[Records from a collection]
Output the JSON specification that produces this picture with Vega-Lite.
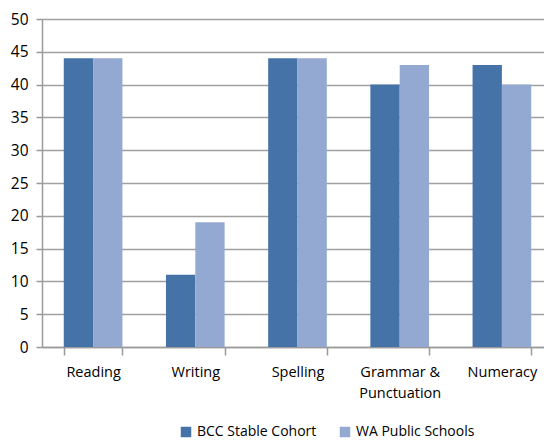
{
  "$schema": "https://vega.github.io/schema/vega-lite/v6.json",
  "width": 502,
  "height": 328,
  "autosize": "none",
  "padding": {"left": 42, "top": 19, "right": 0, "bottom": 94},
  "background": "white",
  "config": {
    "view": {"stroke": null},
    "font": "Open Sans",
    "axis": {"labelFont": "Open Sans", "labelFontSize": 14, "labelColor": "#000000", "domainColor": "#9a9a9a", "tickColor": "#9a9a9a", "gridColor": "#a0a0a0", "domainWidth": 1.5, "tickWidth": 1.5, "gridWidth": 1.6}
  },
  "data": {
    "values": [
      {"cat": "Reading", "series": "BCC Stable Cohort", "value": 44},
      {"cat": "Reading", "series": "WA Public Schools", "value": 44},
      {"cat": "Writing", "series": "BCC Stable Cohort", "value": 11},
      {"cat": "Writing", "series": "WA Public Schools", "value": 19},
      {"cat": "Spelling", "series": "BCC Stable Cohort", "value": 44},
      {"cat": "Spelling", "series": "WA Public Schools", "value": 44},
      {"cat": "Grammar & Punctuation", "series": "BCC Stable Cohort", "value": 40},
      {"cat": "Grammar & Punctuation", "series": "WA Public Schools", "value": 43},
      {"cat": "Numeracy", "series": "BCC Stable Cohort", "value": 43},
      {"cat": "Numeracy", "series": "WA Public Schools", "value": 40}
    ]
  },
  "mark": {"type": "bar"},
  "encoding": {
    "x": {
      "field": "cat",
      "type": "nominal",
      "sort": ["Reading", "Writing", "Spelling", "Grammar & Punctuation", "Numeracy"],
      "scale": {"range": [0, 511], "paddingInner": 0.426, "paddingOuter": 0.213},
      "axis": {
        "title": null,
        "labelAngle": 0,
        "tickBand": "extent",
        "tickSize": 8,
        "labelPadding": 10,
        "labelFontSize": 14.5,
        "labelExpr": "datum.value == 'Grammar & Punctuation' ? ['Grammar &', 'Punctuation'] : datum.value",
        "labelLineHeight": 21
      }
    },
    "xOffset": {"field": "series", "type": "nominal", "scale": {"paddingInner": 0, "paddingOuter": 0}},
    "y": {
      "field": "value",
      "type": "quantitative",
      "scale": {"domain": [0, 50], "nice": false},
      "axis": {"title": null, "values": [0, 5, 10, 15, 20, 25, 30, 35, 40, 45, 50], "tickSize": 6, "labelPadding": 8, "labelFontSize": 15.5, "grid": true}
    },
    "color": {
      "field": "series",
      "type": "nominal",
      "scale": {"domain": ["BCC Stable Cohort", "WA Public Schools"], "range": ["#4573a7", "#94a9d1"]},
      "legend": {
        "title": null,
        "orient": "none",
        "direction": "horizontal",
        "legendX": 137,
        "legendY": 406,
        "symbolType": "square",
        "symbolSize": 110,
        "symbolStrokeWidth": 0,
        "labelFont": "Open Sans",
        "labelFontSize": 14,
        "labelColor": "#000000",
        "columnPadding": 21
      }
    }
  }
}
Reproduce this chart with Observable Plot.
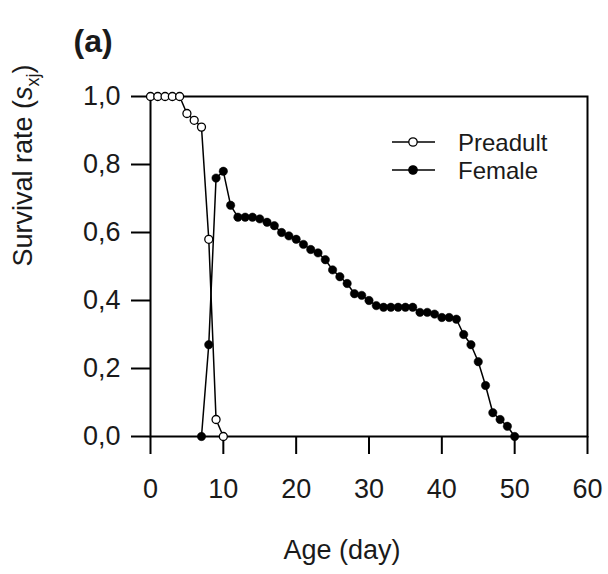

* _TASK GOAL_:
Pictures in the records above are not copied; print everything else exactly.

* _EXERCISE OUTPUT_:
Output the JSON specification that produces this picture with Vega-Lite.
{
  "$schema": "https://vega.github.io/schema/vega-lite/v6.json",
  "width": 502,
  "height": 328,
  "autosize": "none",
  "padding": {"left": 42, "top": 19, "right": 0, "bottom": 94},
  "background": "white",
  "config": {
    "view": {"stroke": null},
    "font": "Open Sans",
    "axis": {"labelFont": "Open Sans", "labelFontSize": 14, "labelColor": "#000000", "domainColor": "#9a9a9a", "tickColor": "#9a9a9a", "gridColor": "#a0a0a0", "domainWidth": 1.5, "tickWidth": 1.5, "gridWidth": 1.6}
  },
  "data": {
    "values": [
      {"cat": "Reading", "series": "BCC Stable Cohort", "value": 44},
      {"cat": "Reading", "series": "WA Public Schools", "value": 44},
      {"cat": "Writing", "series": "BCC Stable Cohort", "value": 11},
      {"cat": "Writing", "series": "WA Public Schools", "value": 19},
      {"cat": "Spelling", "series": "BCC Stable Cohort", "value": 44},
      {"cat": "Spelling", "series": "WA Public Schools", "value": 44},
      {"cat": "Grammar & Punctuation", "series": "BCC Stable Cohort", "value": 40},
      {"cat": "Grammar & Punctuation", "series": "WA Public Schools", "value": 43},
      {"cat": "Numeracy", "series": "BCC Stable Cohort", "value": 43},
      {"cat": "Numeracy", "series": "WA Public Schools", "value": 40}
    ]
  },
  "mark": {"type": "bar"},
  "encoding": {
    "x": {
      "field": "cat",
      "type": "nominal",
      "sort": ["Reading", "Writing", "Spelling", "Grammar & Punctuation", "Numeracy"],
      "scale": {"range": [0, 511], "paddingInner": 0.426, "paddingOuter": 0.213},
      "axis": {
        "title": null,
        "labelAngle": 0,
        "tickBand": "extent",
        "tickSize": 8,
        "labelPadding": 10,
        "labelFontSize": 14.5,
        "labelExpr": "datum.value == 'Grammar & Punctuation' ? ['Grammar &', 'Punctuation'] : datum.value",
        "labelLineHeight": 21
      }
    },
    "xOffset": {"field": "series", "type": "nominal", "scale": {"paddingInner": 0, "paddingOuter": 0}},
    "y": {
      "field": "value",
      "type": "quantitative",
      "scale": {"domain": [0, 50], "nice": false},
      "axis": {"title": null, "values": [0, 5, 10, 15, 20, 25, 30, 35, 40, 45, 50], "tickSize": 6, "labelPadding": 8, "labelFontSize": 15.5, "grid": true}
    },
    "color": {
      "field": "series",
      "type": "nominal",
      "scale": {"domain": ["BCC Stable Cohort", "WA Public Schools"], "range": ["#4573a7", "#94a9d1"]},
      "legend": {
        "title": null,
        "orient": "none",
        "direction": "horizontal",
        "legendX": 137,
        "legendY": 406,
        "symbolType": "square",
        "symbolSize": 110,
        "symbolStrokeWidth": 0,
        "labelFont": "Open Sans",
        "labelFontSize": 14,
        "labelColor": "#000000",
        "columnPadding": 21
      }
    }
  }
}
Reproduce this chart with Observable Plot.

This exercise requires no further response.